= Upper Saxon Circle =

Imperial circle of the Holy Roman Empire

The Upper Saxon Circle at the end of the 16th century

The Upper Saxon Circle (Obersächsischer Reichskreis) was an imperial circle of the Holy Roman Empire, created in 1512. The circle was dominated by the electorate of Saxony (the circle's director) and the electorate of Brandenburg. It further comprised the Saxon Ernestine duchies and Pomerania. The Lusatias that fell to Saxony by the 1635 Peace of Prague were never encircled.

== Composition ==
The circle was made up of the following states:

| Name | Type of entity | Comments |
|---|---|---|
| Anhalt | Principality | Emerged from Duchy of Saxony in 1212, re-united under the House of Ascania in 1570, divided into Anhalt-Dessau, Anhalt-Bernburg, Anhalt-Köthen, Anhalt-Plötzkau and Anhalt-Zerbst from 1603 |
| Barby | County | Imperial immediacy in 1497, fell to the Saxe-Weissenfels branch of the electoral House of Wettin in 1659 |
| Brandenburg | Electorate | Margraviate established in 1157, Prince-elector from 1356 |
| Cammin | Principality | Territory of the diocese established in 1140, under Pomeranian overlordship, Bishopric secularized from 1545, to Brandeburg |
| Gernrode | Abbacy | Imperial abbey established in 961 by King Otto I, held by the House of Ascania from 1616 |
| Hatzfeld-Gleichen | County | Established in 1631, principality from 1741, fell to Mainz in 1794 |
| Hohnstein | County | Territory around Scharzfeld and Lauterberg, line extinct in 1593, fell to Brunswick-Grubenhagen |
| Lohra and Klettenberg | Lordship | held by the Counts of Hohnstein, fell to Halberstadt in 1593, administrated by Brunswick-Wolfenbüttel |
| Mansfeld | County | Established in 1069 by King Henry IV, seized by Saxony in 1579 |
| Pomerania | Duchy | Ruled by the House of Griffins, internally divided from 1532 to 1625, Swedish Pomerania from 1637 on, Farther Pomerania to Brandenburg-Prussia in 1653 |
| Quedlinburg | Abbacy | Established in 936 by King Otto I, occupied by Brandenburg-Prussia in 1698; 12th Prelatess of the Rhine |
| Querfurt | Principality | Former lordship, to Saxon House of Wettin in 1635, held by Saxe-Weissenfels from 1656 to 1746 |
| Reuss | County | Established about 1080 by King Henry IV, partitioned in 1564 into Elder Line at Greiz (principality from 1778) and Junior Line at Gera |
| Saxony | Electorate | Successor of Saxe-Wittenberg from 1356, held by the House of Wettin from 1423 |
| Saxe-Weimar | Duchy | Wettin Ernestine duchy established in 1572 |
| Saxe-Altenburg | Duchy | Wettin Ernestine duchy split off Saxe-Weimar in 1602, inherited by Saxe-Gotha in 1672 |
| Saxe-Gotha | Duchy | Wettin Ernestine duchy split off Saxe-Weimar in 1640, Saxe-Gotha-Altenburg from 1672 |
| Saxe-Coburg | Duchy | Wettin Ernestine duchy established in 1572 as Saxe-Coburg-Eisenach.

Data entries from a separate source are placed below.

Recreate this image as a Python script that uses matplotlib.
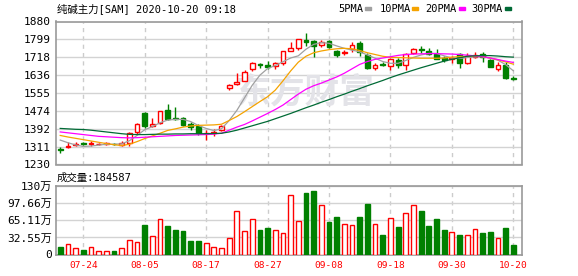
import numpy as np
import matplotlib.pyplot as plt
from matplotlib.patches import Rectangle

plt.rcParams['font.family'] = ['DejaVu Sans Mono', 'Noto Sans CJK SC']

dates = ['07-21', '07-22', '07-23', '07-24', '07-27', '07-28', '07-29', '07-30', '07-31',
         '08-03', '08-04', '08-05', '08-06', '08-07', '08-10', '08-11', '08-12', '08-13',
         '08-14', '08-17', '08-18', '08-19', '08-20', '08-21', '08-24', '08-25', '08-26',
         '08-27', '08-28', '08-31', '09-01', '09-02', '09-03', '09-04', '09-07', '09-08',
         '09-09', '09-10', '09-11', '09-14', '09-15', '09-16', '09-17', '09-18', '09-21',
         '09-22', '09-23', '09-24', '09-25', '09-28', '09-29', '09-30', '10-09', '10-12',
         '10-13', '10-14', '10-15', '10-16', '10-19', '10-20']
tick_dates = ['07-24', '08-05', '08-17', '08-27', '09-08', '09-18', '09-30', '10-20']

opens = [1299, 1308, 1320, 1329, 1324, 1322, 1324, 1323, 1317, 1329,
         1376, 1463, 1405, 1417, 1478, 1440, 1440, 1413, 1406, 1373,
         1373, 1387, 1576, 1597, 1611, 1663, 1686, 1680, 1676, 1690,
         1748, 1758, 1796, 1790, 1771, 1792, 1748, 1737, 1754, 1784,
         1728, 1668, 1686, 1676, 1706, 1683, 1736, 1755, 1746, 1731,
         1714, 1708, 1730, 1693, 1720, 1730, 1703, 1663, 1682, 1623]
highs = [1310, 1330, 1330, 1331, 1338, 1326, 1333, 1327, 1338, 1378,
         1418, 1470, 1440, 1475, 1505, 1490, 1445, 1425, 1415, 1388,
         1392, 1408, 1598, 1645, 1660, 1695, 1690, 1700, 1697, 1748,
         1785, 1800, 1826, 1795, 1795, 1798, 1752, 1752, 1785, 1790,
         1735, 1690, 1697, 1715, 1715, 1735, 1760, 1770, 1758, 1754,
         1722, 1722, 1738, 1736, 1742, 1740, 1708, 1694, 1694, 1630]
lows = [1283, 1306, 1315, 1318, 1312, 1320, 1320, 1317, 1313, 1315,
        1370, 1395, 1400, 1412, 1432, 1430, 1405, 1388, 1365, 1340,
        1360, 1382, 1570, 1592, 1608, 1655, 1670, 1665, 1662, 1684,
        1745, 1752, 1770, 1720, 1765, 1760, 1718, 1728, 1740, 1725,
        1665, 1660, 1678, 1658, 1668, 1660, 1732, 1735, 1728, 1708,
        1698, 1690, 1670, 1688, 1716, 1695, 1674, 1656, 1617, 1615]
closes = [1296, 1315, 1323, 1322, 1327, 1324, 1326, 1321, 1327, 1372,
          1414, 1406, 1415, 1472, 1436, 1436, 1410, 1402, 1375, 1375,
          1376, 1405, 1590, 1606, 1652, 1690, 1680, 1673, 1690, 1746,
          1758, 1799, 1785, 1770, 1789, 1766, 1728, 1741, 1773, 1743,
          1667, 1680, 1682, 1708, 1683, 1731, 1753, 1752, 1732, 1710,
          1706, 1712, 1693, 1723, 1727, 1718, 1675, 1682, 1622, 1620]
# volume in 万
volumes = [14.3, 20, 12.4, 9.2, 14.3, 6.7, 6.7, 7.3, 12.4, 27.7,
           23.9, 56.9, 35.3, 67.7, 55, 47.3, 44.8, 26.3, 26.3, 21.9,
           14.9, 12.4, 31.5, 83, 44.8, 67.7, 46.8, 50.6, 46.8, 41.6,
           113.5, 63.9, 118, 121.8, 94.5, 62.6, 72.2, 58.2, 56.3, 72.2,
           97, 58.2, 37.8, 69.7, 53.1, 78.6, 94.5, 83.6, 55, 68.3,
           46.8, 42.4, 37.8, 37.2, 48.1, 41.6, 42.9, 30.9, 51.1, 18.4587]

ma5 = [1341, 1329, 1319, 1312, 1314, 1318, 1322, 1322, 1324, 1338,
       1362, 1388, 1402, 1420, 1432, 1435, 1435, 1425, 1407, 1394,
       1384, 1392, 1430, 1476, 1533, 1590, 1636, 1666, 1680, 1697,
       1714, 1724, 1754, 1776, 1784, 1781, 1769, 1758, 1750, 1742,
       1728, 1713, 1698, 1690, 1690, 1703, 1717, 1728, 1735, 1735,
       1724, 1714, 1712, 1716, 1719, 1720, 1713, 1704, 1684, 1656]
ma10 = [1362, 1355, 1349, 1343, 1337, 1331, 1325, 1320, 1316, 1322,
        1334, 1348, 1360, 1372, 1385, 1392, 1400, 1405, 1408, 1409,
        1410, 1413, 1430, 1448, 1470, 1493, 1516, 1538, 1568, 1610,
        1655, 1695, 1722, 1738, 1746, 1752, 1756, 1758, 1756, 1748,
        1738, 1730, 1722, 1717, 1716, 1715, 1714, 1713, 1713, 1713,
        1714, 1718, 1720, 1722, 1723, 1720, 1714, 1706, 1696, 1686]
ma20 = [1378, 1374, 1370, 1366, 1362, 1358, 1356, 1354, 1352, 1351,
        1352, 1354, 1356, 1358, 1360, 1362, 1363, 1364, 1365, 1366,
        1368, 1372, 1386, 1400, 1412, 1428, 1445, 1462, 1480, 1500,
        1525, 1550, 1572, 1588, 1600, 1614, 1628, 1645, 1665, 1685,
        1698, 1708, 1714, 1720, 1726, 1730, 1732, 1733, 1734, 1734,
        1733, 1732, 1730, 1727, 1724, 1720, 1714, 1707, 1700, 1694]
ma30 = [1394, 1392, 1390, 1389, 1386, 1382, 1378, 1374, 1370, 1367,
        1366, 1366, 1367, 1368, 1368, 1369, 1369, 1370, 1370, 1370,
        1371, 1372, 1378, 1386, 1396, 1406, 1416, 1426, 1438, 1450,
        1462, 1475, 1488, 1500, 1513, 1525, 1538, 1550, 1563, 1575,
        1588, 1600, 1612, 1625, 1637, 1648, 1659, 1670, 1680, 1690,
        1700, 1708, 1715, 1722, 1724, 1725, 1725, 1723, 1720, 1718]

price_ticks = [1230, 1311.25, 1392.5, 1473.75, 1555, 1636.25, 1717.5, 1798.75, 1880]
price_labels = ['1230', '1311', '1392', '1474', '1555', '1636', '1718', '1799', '1880']
vol_ticks = [0, 32.555, 65.11, 97.665, 130.22]
vol_labels = ['0', '32.55万', '65.11万', '97.66万', '130万']

RED = '#ff0000'
GREEN = '#008000'
ma_colors = ['#a0a0a0', '#f5a300', '#ff00ff', '#006a35']

W, H = 578, 276
fig = plt.figure(figsize=(W / 100, H / 100), dpi=100)
ax = fig.add_axes([56 / W, 1 - 164.5 / H, 466.3 / W, 143 / H])
axv = fig.add_axes([56 / W, 1 - 254.5 / H, 466.3 / W, 68.2 / H])

x = np.arange(len(closes))
o = np.array(opens, float)
c = np.array(closes, float)
hi = np.array(highs, float)
lo = np.array(lows, float)
up = c >= o
cols = np.where(up, RED, GREEN)
bw = 0.62

# candles
top = np.maximum(o, c)
bot = np.minimum(o, c)
ax.vlines(x, top, hi, colors=cols, lw=1, zorder=3)
ax.vlines(x, lo, bot, colors=cols, lw=1, zorder=3)
ax.bar(x, top - bot, bottom=bot, width=bw, color=np.where(up, 'white', GREEN),
       edgecolor=cols, linewidth=1, zorder=3)

for ma, col in zip([ma5, ma10, ma20, ma30], ma_colors):
    ax.plot(x, ma, color=col, lw=0.9, zorder=4)

# volume
axv.bar(x, volumes, width=bw, color=np.where(up, 'white', GREEN),
        edgecolor=cols, linewidth=1, zorder=3)

tick_pos = [dates.index(d) for d in tick_dates]
for a in (ax, axv):
    a.set_xlim(-0.55, 60.17)
    a.set_xticks(tick_pos)
    a.tick_params(length=0)
    for s in a.spines.values():
        s.set_color('#999999')
        s.set_linewidth(1.2)
    for p in tick_pos:
        a.axvline(p, color='#cccccc', lw=1, ls=(0, (3, 3)), zorder=1)

ax.set_ylim(1230, 1880)
ax.set_yticks(price_ticks)
ax.set_yticklabels(price_labels, fontsize=8)
ax.set_xticklabels([])
for t in price_ticks:
    ax.axhline(t, color='#d3d3d3', lw=1, zorder=1)

axv.set_ylim(0, 130.22)
axv.set_yticks(vol_ticks)
axv.set_yticklabels(vol_labels, fontsize=8)
axv.set_xticklabels(tick_dates, fontsize=6.8, color=RED)
axv.tick_params(axis='x', pad=5)
axv.tick_params(axis='y', pad=3)
for t in vol_ticks:
    axv.axhline(t, color='#d3d3d3', lw=1, zorder=1)

# watermark
ax.text(0.535, 0.507, '东方财富', transform=ax.transAxes, fontsize=25,
        fontweight='bold', color='#e3e3e8', ha='center', va='center', zorder=2,
        family=['Noto Sans CJK SC'])

fig.text(57 / W, 1 - 8.5 / H, '纯碱主力[SAM] 2020-10-20 09:18', fontsize=7.5,
         va='center', ha='left')
fig.text(57 / W, 1 - 178 / H, '成交量:184587', fontsize=7.5, va='center', ha='left')

# legend
leg = [('5PMA', 338, 365), ('10PMA', 380, 412), ('20PMA', 425, 459), ('30PMA', 471, 505)]
for (name, tx, mx), col in zip(leg, ma_colors):
    fig.text(tx / W, 1 - 8.5 / H, name, fontsize=7.5, va='center', ha='left')
    fig.add_artist(Rectangle((mx / W, 1 - 10 / H), 6 / W, 3 / H,
                             transform=fig.transFigure, color=col))

fig.savefig('out.png', dpi=100)
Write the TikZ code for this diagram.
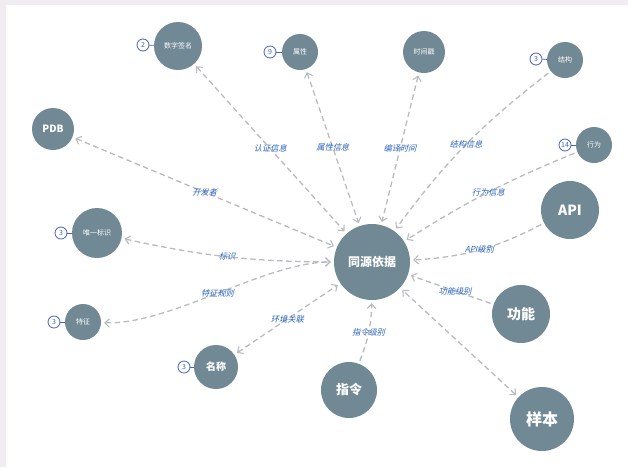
\documentclass[tikz,border=0pt]{standalone}
\usepackage{fontspec}
\setmainfont{Noto Sans CJK SC}
\newfontfamily\lblfont[FakeSlant=0.25]{Noto Sans CJK SC}
\usetikzlibrary{arrows.meta}

\definecolor{nodegray}{HTML}{718995}
\definecolor{edgegray}{HTML}{B8BCC0}
\definecolor{lblblue}{HTML}{2862C2}
\definecolor{badgeblue}{HTML}{4262C0}
\definecolor{stripgray}{HTML}{EFEDF1}

\tikzset{
  hub/.style={circle, fill=nodegray, text=white, inner sep=0pt, minimum size=#1},
  fs/.style={font=\fontsize{#1}{#1}\selectfont},
  fsb/.style={font=\fontsize{#1}{#1}\selectfont\bfseries},
  link/.style={draw=edgegray, line width=1.3pt, dash pattern=on 5.5pt off 3.5pt,
    shorten <=3pt, shorten >=3pt,
    >={Straight Barb[length=4.5pt,width=8.5pt,line width=1.1pt]}},
  lbl/.style={text=lblblue, font=\fontsize{8.2}{8.2}\selectfont\lblfont, inner sep=1pt},
  badge/.style={circle, draw=badgeblue, fill=white, line width=0.8pt, text=badgeblue,
    inner sep=0pt, minimum size=12pt, font=\fontsize{7}{7}\selectfont},
  badgeline/.style={draw=badgeblue, line width=0.8pt},
}

\begin{document}
\begin{tikzpicture}[x=1pt, y=-1pt]
  % page background with grey edge strips
  \fill[white] (0,0) rectangle (628,467);
  \fill[stripgray] (0,0) rectangle (628,5);
  \fill[stripgray] (0,0) rectangle (6,467);
  \useasboundingbox (0,0) rectangle (628,467);

  % nodes
  \node[hub=76pt, fsb=12] (c) at (372,262) {同源依据};
  \node[hub=48pt, fs=7] (sig) at (178,46) {数字签名};
  \node[hub=36pt, fs=7] (attr) at (300,52) {属性};
  \node[hub=42pt, fs=7] (time) at (424,52) {时间戳};
  \node[hub=36pt, fs=7] (struct) at (565,60) {结构};
  \node[hub=42pt, fsb=10] (pdb) at (53,129) {PDB};
  \node[hub=36pt, fs=7] (beh) at (594,145) {行为};
  \node[hub=58pt, fsb=14] (api) at (570,210) {API};
  \node[hub=50pt, fs=7] (uid) at (97,233) {唯一标识};
  \node[hub=36pt, fs=7] (feat) at (83,322) {特征};
  \node[hub=44pt, fsb=10] (name) at (216,367) {名称};
  \node[hub=56pt, fsb=13] (cmd) at (349,390) {指令};
  \node[hub=58pt, fsb=14] (func) at (521,314) {功能};
  \node[hub=64pt, fsb=16] (sample) at (542,419) {样本};

  % count badges
  \node[badge] (bsig) at (143,45) {2};
  \node[badge] (battr) at (270,52) {9};
  \node[badge] (bstruct) at (536,59) {3};
  \node[badge] (bbeh) at (565,145) {14};
  \node[badge] (buid) at (61,233) {3};
  \node[badge] (bfeat) at (54,322) {3};
  \node[badge] (bname) at (184,367) {3};
  \foreach \b/\n in {bsig/sig, battr/attr, bstruct/struct, bbeh/beh, buid/uid, bfeat/feat, bname/name}
    \draw[badgeline] (\b) -- (\n);

  % relations
  \draw[link, <->] (sig) -- node[lbl] {认证信息} (c);
  \draw[link, <->] (attr) -- node[lbl] {属性信息} (c);
  \draw[link, <->] (time) -- node[lbl] {编译时间} (c);
  \draw[link, ->] (struct) to[bend right=8] node[lbl] {结构信息} (c);
  \draw[link, ->] (beh) to[bend right=5] node[lbl] {行为信息} (c);
  \draw[link, ->] (api) to[bend left=12] node[lbl] {API级别} (c);
  \draw[link, ->] (func) -- node[lbl, pos=0.45] {功能级别} (c);
  \draw[link, <->] (sample) -- (c);
  \draw[link, ->] (cmd) to[bend right=10] node[lbl] {指令级别} (c);
  \draw[link, <->] (name) -- node[lbl] {环境关联} (c);
  \draw[link, <->] (feat) .. controls (170,325) and (265,262) .. node[lbl] {特征规则} (c);
  \draw[link, <->] (uid) to[bend right=6] node[lbl] {标识} (c);
  \draw[link, <->] (pdb) -- node[lbl] {开发者} (c);
\end{tikzpicture}
\end{document}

Split between the Duke of Saxe-Coburg-Saalfeld and the Duke of Saxe-Meiningen from 1725 |
| Saxe-Eisenach | Duchy | Wettin Ernestine duchy split off Saxe-Coburg in 1596, personal union with Saxe-Weimar from 1741 |
| Schönburg | County | Various territories, Imperial immediacy in 1182, acquired by Saxony in 1740 |
| Schwarzburg | County | United under the House of Schwarzburg 1538-1583 |
| Schwarzburg-Rudolstadt | County | subdivision established in 1599, raised to principality in 1697 |
| Schwarzburg-Sondershausen | County | subdivision established in 1599 as Schwarzburg-Arnstadt, raised to principality in 1697/1710 |
| Stolberg | County | Stolberg-Stolberg from 1548, under Saxon supremacy from 1738 |
| Stolberg-Rossla | County | Split off Stolberg-Stolberg in 1706, under Saxon supremacy from 1738 |
| Walkenried | Abbacy | Established in 1127, fell to Brunswick-Wolfenbüttel in 1648 |
| Wernigerode | County | Held by Stolberg from 1429, Stolberg-Wernigerode from 1645, under Prussian supremacy from 1714 |

== Sources ==
- The List of states making up the Upper Saxon Circle is based on that in the German Wikipedia article Obersächsischer Reichskreis.